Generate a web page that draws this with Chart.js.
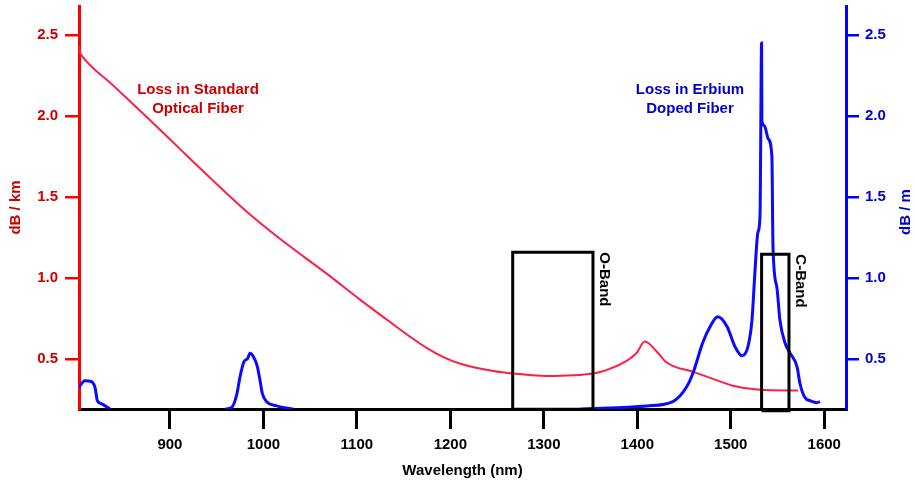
<!DOCTYPE html>
<html>
<head>
<meta charset="utf-8">
<script src="https://cdn.jsdelivr.net/npm/chart.js@4/dist/chart.umd.min.js"></script>
<style>
  html, body { margin: 0; padding: 0; background: #fff; }
</style>
</head>
<body>
<canvas id="myChart" width="915" height="485"></canvas>
<script>
  // wavelength axis (nm)
  const xTicks = [900, 1000, 1100, 1200, 1300, 1400, 1500, 1600];
  const yTicks = [0.5, 1.0, 1.5, 2.0, 2.5];

  // loss in standard optical fiber (dB / km)
  const redNm   = [802.7, 804, 806, 838, 874, 910, 945, 981, 1017, 1068, 1103, 1139, 1157, 1175, 1192, 1210, 1246, 1271, 1303, 1353, 1371, 1389, 1399, 1408, 1421, 1431, 1460, 1481, 1502, 1531, 1572];
  const redLoss = [2.43, 2.39, 2.37, 2.195, 2.00, 1.80, 1.607, 1.415, 1.245, 1.025, 0.868, 0.713, 0.637, 0.567, 0.513, 0.472, 0.425, 0.408, 0.395, 0.41, 0.44, 0.49, 0.535, 0.607, 0.545, 0.48, 0.42, 0.377, 0.335, 0.31, 0.305];

  // loss in erbium doped fiber (dB / m), null = gap
  const blueNm   = [802.7, 809, 816, 820, 822.3, 827, 836, 900, 959, 966, 971.4, 975, 979.2, 983.2, 985.6, 989.2, 993.5, 996.3, 998.8, 1003.5, 1014, 1032, 1200, 1339, 1410, 1438, 1453, 1460, 1470, 1478, 1486, 1496, 1504.5, 1512, 1518.4, 1522.7, 1526, 1529, 1531.3, 1533, 1533.3, 1536, 1540, 1544, 1545.2, 1549.4, 1552.6, 1558, 1563, 1571, 1574, 1579, 1586, 1592, 1595.4];
  const blueLoss = [0.326, 0.366, 0.36, 0.32, 0.243, 0.223, 0.19, null, 0.19, 0.20, 0.278, 0.39, 0.483, 0.504, 0.535, 0.515, 0.453, 0.37, 0.288, 0.236, 0.21, 0.19, null, 0.19, 0.21, 0.237, 0.33, 0.42, 0.60, 0.70, 0.76, 0.70, 0.576, 0.52, 0.576, 0.74, 1.05, 1.28, 1.38, 2.45, 1.97, 1.94, 1.86, 1.75, 1.19, 0.94, 0.74, 0.60, 0.54, 0.45, 0.35, 0.265, 0.24, 0.23, 0.237];

  // telecom bands
  const bandNames  = ["O-Band", "C-Band"];
  const bandStart  = [1266.7, 1533];
  const bandEnd    = [1352.6, 1562.3];
  const bandTop    = [1.158, 1.146];
  const bandBottom = [0.19, 0.18];

  const X_MIN = 802.7, X_MAX = 1623.3;
  const Y_MIN = 0.191, Y_MAX = 2.679;

  const FONT = '"Liberation Sans", Arial, Helvetica, sans-serif';
  const RED_AXIS = '#ff0000', RED_TEXT = '#cc0000', RED_LINE = '#ff1f45';
  const BLUE_AXIS = '#0000ff', BLUE_TEXT = '#0000cc', BLUE_LINE = '#0a0aff';

  const toPts = (xs, ys) => xs.map((x, i) => ({ x: x, y: ys[i] }));
  const noPad = s => { s.paddingTop = 0; s.paddingBottom = 0; s.paddingLeft = 0; s.paddingRight = 0; };

  const bandSets = bandNames.map((name, i) => ({
    label: name,
    data: [
      { x: bandStart[i], y: bandBottom[i] },
      { x: bandStart[i], y: bandTop[i] },
      { x: bandEnd[i], y: bandTop[i] },
      { x: bandEnd[i], y: bandBottom[i] },
      { x: bandStart[i], y: bandBottom[i] }
    ],
    yAxisID: 'y',
    borderColor: '#000',
    borderWidth: 3,
    borderJoinStyle: 'miter',
    tension: 0,
    pointRadius: 0,
    clip: false,
    order: 0
  }));

  const labelPlugin = {
    id: 'labels',
    afterDraw(chart) {
      const ctx = chart.ctx;
      const x = chart.scales.x, y = chart.scales.y;
      ctx.save();
      ctx.font = 'bold 15px ' + FONT;
      ctx.textAlign = 'center';
      ctx.textBaseline = 'middle';
      ctx.fillStyle = RED_TEXT;
      ctx.fillText('Loss in Standard', 198, 90);
      ctx.fillText('Optical Fiber', 198, 109);
      ctx.fillStyle = BLUE_TEXT;
      ctx.fillText('Loss in Erbium', 690, 90);
      ctx.fillText('Doped Fiber', 690, 109);

      // right axis title, reading bottom to top
      ctx.save();
      ctx.translate(906, 212);
      ctx.rotate(-Math.PI / 2);
      ctx.fillText('dB / m', 0, 0);
      ctx.restore();

      // band names, reading top to bottom
      ctx.font = 'bold 15px ' + FONT;
      ctx.fillStyle = '#000';
      ctx.textAlign = 'left';
      bandNames.forEach((name, i) => {
        const px = x.getPixelForValue(bandEnd[i]) + 11;
        const py = y.getPixelForValue(bandTop[i]);
        ctx.save();
        ctx.translate(px, py);
        ctx.rotate(Math.PI / 2);
        ctx.fillText(name, 0, 0);
        ctx.restore();
      });
      ctx.restore();
    }
  };

  const config = {
    type: 'line',
    data: {
      datasets: [
        ...bandSets,
        {
          label: 'Loss in Erbium Doped Fiber',
          data: toPts(blueNm, blueLoss),
          yAxisID: 'y1',
          borderColor: BLUE_LINE,
          borderWidth: 3,
          cubicInterpolationMode: 'monotone',
          pointRadius: 0,
          spanGaps: false,
          order: 1
        },
        {
          label: 'Loss in Standard Optical Fiber',
          data: toPts(redNm, redLoss),
          yAxisID: 'y',
          borderColor: RED_LINE,
          borderWidth: 2,
          cubicInterpolationMode: 'monotone',
          pointRadius: 0,
          order: 2
        }
      ]
    },
    options: {
      responsive: false,
      animation: false,
      devicePixelRatio: 1,
      layout: { padding: { top: 6, left: 0, right: 0, bottom: 0 } },
      plugins: {
        legend: { display: false },
        tooltip: { enabled: false }
      },
      scales: {
        x: {
          type: 'linear',
          position: 'bottom',
          min: X_MIN,
          max: X_MAX,
          afterBuildTicks: s => { s.ticks = xTicks.map(v => ({ value: v })); },
          afterFit: s => { s.height = 76; noPad(s); },
          ticks: {
            color: '#000',
            font: { family: FONT, size: 15, weight: 'bold' },
            padding: 7,
            maxRotation: 0,
            autoSkip: false,
            callback: v => String(v)
          },
          grid: {
            drawOnChartArea: false,
            tickLength: 20,
            color: '#000',
            lineWidth: 3
          },
          border: { color: '#000', width: 3 },
          title: {
            display: true,
            text: 'Wavelength (nm)',
            color: '#000',
            font: { family: FONT, size: 15, weight: 'bold' },
            padding: { top: 0, bottom: 5 }
          }
        },
        y: {
          type: 'linear',
          position: 'left',
          min: Y_MIN,
          max: Y_MAX,
          afterBuildTicks: s => { s.ticks = yTicks.map(v => ({ value: v })); },
          afterFit: s => { s.width = 79; noPad(s); },
          ticks: {
            color: RED_TEXT,
            font: { family: FONT, size: 15, weight: 'bold' },
            padding: 7,
            callback: v => v.toFixed(1)
          },
          grid: {
            drawOnChartArea: false,
            tickLength: 14,
            color: RED_AXIS,
            lineWidth: 2.5
          },
          border: { color: RED_AXIS, width: 3 },
          title: {
            display: true,
            text: 'dB / km',
            color: RED_TEXT,
            font: { family: FONT, size: 15, weight: 'bold' },
            padding: { top: 7, bottom: 0 }
          }
        },
        y1: {
          type: 'linear',
          position: 'right',
          min: Y_MIN,
          max: Y_MAX,
          afterBuildTicks: s => { s.ticks = yTicks.map(v => ({ value: v })); },
          afterFit: s => { s.width = 69; noPad(s); },
          ticks: {
            color: BLUE_TEXT,
            font: { family: FONT, size: 15, weight: 'bold' },
            padding: 6,
            callback: v => v.toFixed(1)
          },
          grid: {
            drawOnChartArea: false,
            tickLength: 13,
            color: BLUE_AXIS,
            lineWidth: 2.5
          },
          border: { color: BLUE_AXIS, width: 3 }
        }
      }
    },
    plugins: [labelPlugin]
  };

  const myChart = new Chart(document.getElementById('myChart'), config);
</script>
</body>
</html>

***

== Given request ==
Repeat, word for word and with no pictures, only the lines running from the beginning of the data to the line that contains "const yTicks = [0.5, 1.0, 1.5, 2.0, 2.5];".

== Final answer ==
Generate a web page that draws this with Chart.js.
<!DOCTYPE html>
<html>
<head>
<meta charset="utf-8">
<script src="https://cdn.jsdelivr.net/npm/chart.js@4/dist/chart.umd.min.js"></script>
<style>
  html, body { margin: 0; padding: 0; background: #fff; }
</style>
</head>
<body>
<canvas id="myChart" width="915" height="485"></canvas>
<script>
  // wavelength axis (nm)
  const xTicks = [900, 1000, 1100, 1200, 1300, 1400, 1500, 1600];
  const yTicks = [0.5, 1.0, 1.5, 2.0, 2.5];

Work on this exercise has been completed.